> Goal of the exercise:
Return each line of the listing that contains the string "with".

[Figure scripts]

_ _ _ _ _ _ _

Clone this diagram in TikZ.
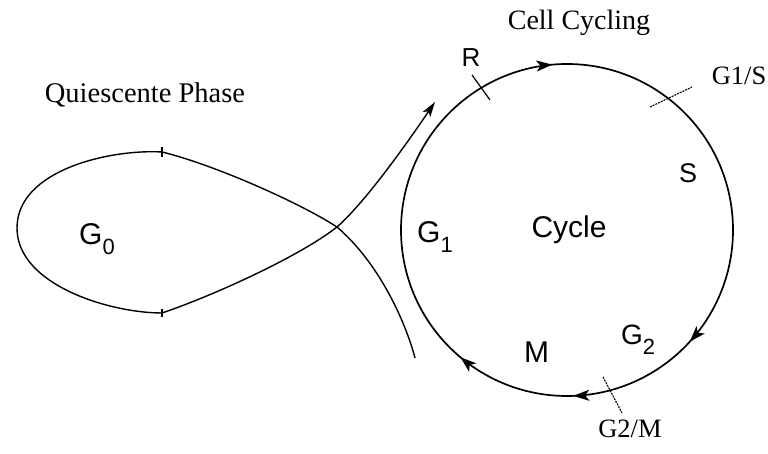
\documentclass[tikz,border=0pt]{standalone}
\usepackage{fontspec}
\setmainfont{Liberation Serif}
\newfontfamily\lsans{Liberation Sans}
\usetikzlibrary{arrows.meta,decorations.markings}
\begin{document}
\begin{tikzpicture}[x=1pt,y=1pt,
  seriflab/.style={font=\fontsize{#1}{#1}\selectfont, inner sep=0pt, anchor=base},
  sanslab/.style={font=\lsans\fontsize{#1}{#1}\selectfont, inner sep=0pt, anchor=base west},
  cyc/.style={line width=1.7pt},
  loopline/.style={line width=1.4pt},
  tickmark/.style={line width=1.2pt},
  phase/.style={line width=1.1pt, dash pattern=on 2pt off 1pt},
  cyctip/.tip={Stealth[length=16pt, width=11pt, inset=4pt]},
  looptip/.tip={Stealth[length=15pt, width=9pt, inset=3.5pt]}
]
\useasboundingbox (0,0) rectangle (768,454);
% texts
\node[seriflab=28] (cellcyc) at (579,424) {Cell Cycling};
\node[seriflab=28.5] (quies) at (145,351) {Quiescente Phase};
\node[seriflab=26.5] (gis) at (739,369) {G1/S};
\node[seriflab=26.5] (gtm) at (630,16) {G2/M};
\node[sanslab=26, anchor=base] (r) at (471,387) {R};
\node[sanslab=27, anchor=base] (s) at (688,271) {S};
\node[sanslab=30, anchor=base] (cycle) at (569,216) {Cycle};
\node[sanslab=30] (m) at (524,91) {M};
\node[sanslab=30] (g0) at (79,209) {G\raisebox{-10pt}{\fontsize{22}{22}\selectfont 0}};
\node[sanslab=30] (g1) at (417,211) {G\raisebox{-10pt}{\fontsize{22}{22}\selectfont 1}};
\node[sanslab=28] (g2) at (621,109) {G\raisebox{-10pt}{\fontsize{22}{22}\selectfont 2}};
% cycle circle
\coordinate (cc) at (567,224);
\draw[cyc, postaction={decorate}, decoration={markings,
    mark=at position 0.236 with {\arrow{cyctip}},
    mark=at position 0.6175 with {\arrow{cyctip}},
    mark=at position 0.744 with {\arrow{cyctip}},
    mark=at position 0.861 with {\arrow{cyctip}}}]
  (cc) ++(180:166) arc[start angle=180, end angle=-180, radius=166];
% ticks on circle
\coordinate (ra) at (472,379); \coordinate (rb) at (490,354);
\draw[tickmark] (ra) -- (rb);
\coordinate (sa) at (650,347); \coordinate (sb) at (692,367);
\draw[phase] (sa) -- (sb);
\coordinate (ma) at (603,77); \coordinate (mb) at (622,41);
\draw[phase] (ma) -- (mb);
% quiescent loop
\coordinate (start) at (415,96);
\coordinate (cross) at (337,227);
\coordinate (ttop) at (162,302);
\coordinate (lft) at (17,226);
\coordinate (tbot) at (162,141);
\coordinate (entry) at (435,352);
\draw[loopline, -looptip]
  (start) .. controls (405,134) and (378,192) .. (cross)
          .. controls (300,251) and (215,289) .. (ttop)
          .. controls (110,305) and (17,284) .. (lft)
          .. controls (17,169) and (110,141) .. (tbot)
          .. controls (215,159) and (300,198) .. (cross)
          .. controls (370,256) and (420,330) .. (entry);
\draw[tickmark] (ttop) ++(0,-5) -- ++(0,10);
\draw[tickmark] (tbot) ++(0,-4) -- ++(0,8);
\end{tikzpicture}
\end{document}
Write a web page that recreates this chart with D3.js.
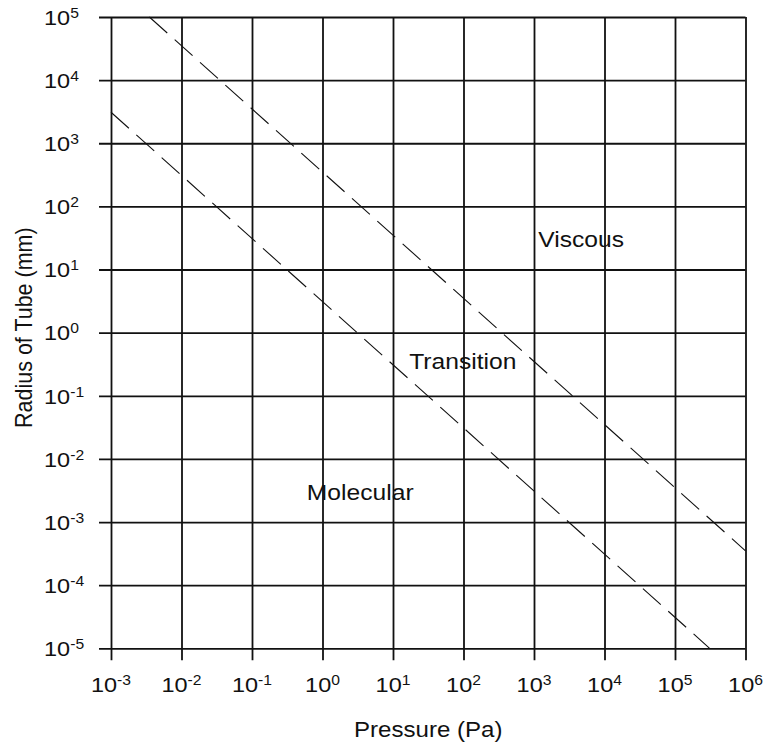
<!DOCTYPE html>
<html>
<head>
<meta charset="utf-8">
<script src="https://cdn.jsdelivr.net/npm/d3@7"></script>
<style>
  html, body { margin: 0; padding: 0; background: #fff; }
  svg { display: block; }
  text { font-family: "Liberation Sans", Arial, sans-serif; fill: #111; }
</style>
</head>
<body>
<svg id="chart" width="770" height="745"></svg>
<script>
// Decade ticks for both log axes (exponents of ten)
const pressureExponents = [-3, -2, -1, 0, 1, 2, 3, 4, 5, 6];
const radiusExponents = [-5, -4, -3, -2, -1, 0, 1, 2, 3, 4, 5];

// Regime boundaries, p·r = constant (Pa·mm)
const viscousBoundary = [[3.5e-3, 1e5], [1e6, 3.5e-4]];     // p·r ≈ 350
const molecularBoundary = [[1e-3, 3.1e3], [3.1e5, 1e-5]];   // p·r ≈ 3.1

// Flow regime labels, anchored at their left baseline
const regionNames = ["Viscous", "Transition", "Molecular"];
const regionPressure = [1.15e3, 17, 0.6];
const regionRadius = [23, 0.27, 0.0022];

const xTitle = "Pressure (Pa)";
const yTitle = "Radius of Tube (mm)";

// Layout
const plot = { left: 111, right: 745.5, top: 17, bottom: 648.3 };
const tickOut = 12;
const stretch = 1.12;   // text is drawn slightly wide

const svg = d3.select("#chart");

const x = d3.scaleLog().domain([1e-3, 1e6]).range([plot.left, plot.right]);
const y = d3.scaleLog().domain([1e-5, 1e5]).range([plot.bottom, plot.top]);

const pressureTicks = pressureExponents.map(e => Math.pow(10, e));
const radiusTicks = radiusExponents.map(e => Math.pow(10, e));

// Vertical grid lines (extending below the plot as tick marks)
const xAxis = d3.axisBottom(x)
  .tickValues(pressureTicks)
  .tickSizeInner(plot.bottom - plot.top + tickOut)
  .tickSizeOuter(0)
  .tickFormat(() => "");
const gx = svg.append("g").attr("transform", `translate(0,${plot.top})`).call(xAxis);
gx.select(".domain").remove();
gx.selectAll(".tick line").attr("stroke", "#111").attr("stroke-width", 1.8);
gx.selectAll(".tick text").remove();

// Horizontal grid lines (extending left of the plot as tick marks)
const yAxis = d3.axisLeft(y)
  .tickValues(radiusTicks)
  .tickSizeInner(plot.right - plot.left + tickOut)
  .tickSizeOuter(0)
  .tickFormat(() => "");
const gy = svg.append("g").attr("transform", `translate(${plot.right},0)`).call(yAxis);
gy.select(".domain").remove();
gy.selectAll(".tick line").attr("stroke", "#111").attr("stroke-width", 1.8);
gy.selectAll(".tick text").remove();

// Power-of-ten label: "10" with a raised exponent
function powerLabel(sel, exp) {
  sel.append("tspan").attr("font-size", 21).text("10");
  sel.append("tspan").attr("font-size", 14).attr("dy", -7).text(String(exp));
}

// x tick labels, centred under each tick
svg.append("g").selectAll("text")
  .data(pressureExponents)
  .join("text")
  .attr("transform", d => `translate(${x(Math.pow(10, d))},${plot.bottom + 43.5}) scale(${stretch},1)`)
  .attr("text-anchor", "middle")
  .each(function (d) { powerLabel(d3.select(this), d); });

// y tick labels, left aligned, digits centred on each grid line
svg.append("g").selectAll("text")
  .data(radiusExponents)
  .join("text")
  .attr("transform", d => `translate(44,${y(Math.pow(10, d)) + 7.8}) scale(${stretch},1)`)
  .attr("text-anchor", "start")
  .each(function (d) { powerLabel(d3.select(this), d); });

// Dashed regime boundaries
const line = d3.line().x(d => x(d[0])).y(d => y(d[1]));
svg.append("g").selectAll("path")
  .data([viscousBoundary, molecularBoundary])
  .join("path")
  .attr("d", line)
  .attr("fill", "none")
  .attr("stroke", "#111")
  .attr("stroke-width", 1.1)
  .attr("stroke-dasharray", "24,10");

// Regime names
svg.append("g").selectAll("text")
  .data(regionNames)
  .join("text")
  .attr("transform", (d, i) => `translate(${x(regionPressure[i])},${y(regionRadius[i])}) scale(${stretch},1)`)
  .attr("font-size", 22)
  .text(d => d);

// Axis titles
svg.append("text")
  .attr("transform", `translate(${(plot.left + plot.right) / 2},737) scale(${stretch},1)`)
  .attr("text-anchor", "middle")
  .attr("font-size", 21.5)
  .text(xTitle);

svg.append("text")
  .attr("transform", `translate(31.5,${(plot.top + plot.bottom) / 2 - 5}) scale(${stretch},1) rotate(-90)`)
  .attr("text-anchor", "middle")
  .attr("font-size", 21.5)
  .text(yTitle);
</script>
</body>
</html>
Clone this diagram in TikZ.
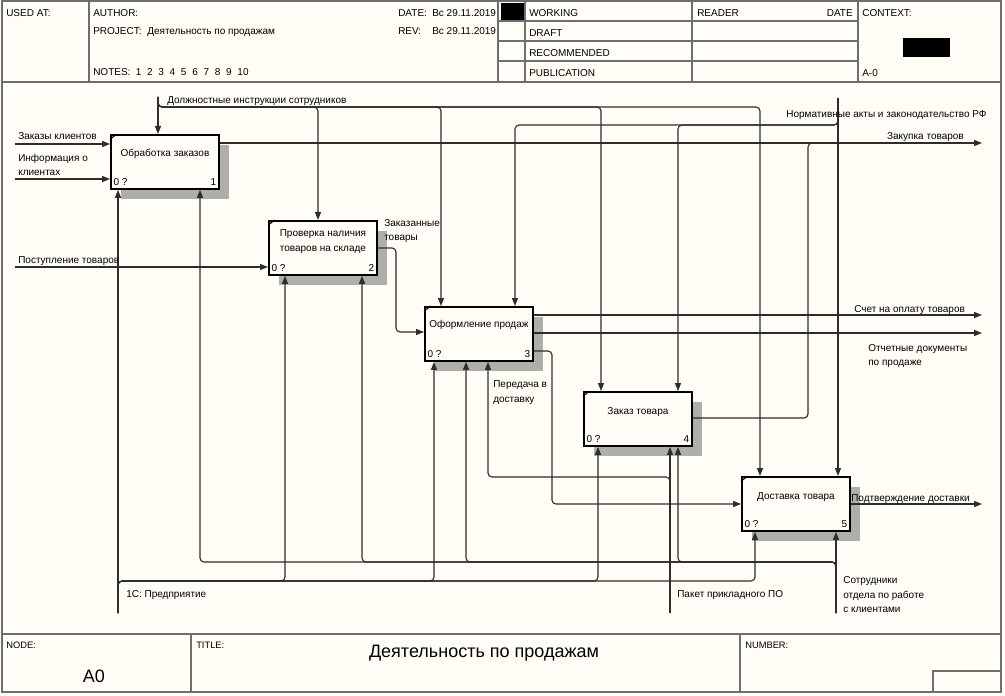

_ _ _ _ _ _ _

> Exercise output:
    mark=at position 0.236 with {\arrow{cyctip}},
    mark=at position 0.6175 with {\arrow{cyctip}},
    mark=at position 0.744 with {\arrow{cyctip}},
    mark=at position 0.861 with {\arrow{cyctip}}}]
Write a web page that recreates this chart with D3.js.
// Power-of-ten label: "10" with a raised exponent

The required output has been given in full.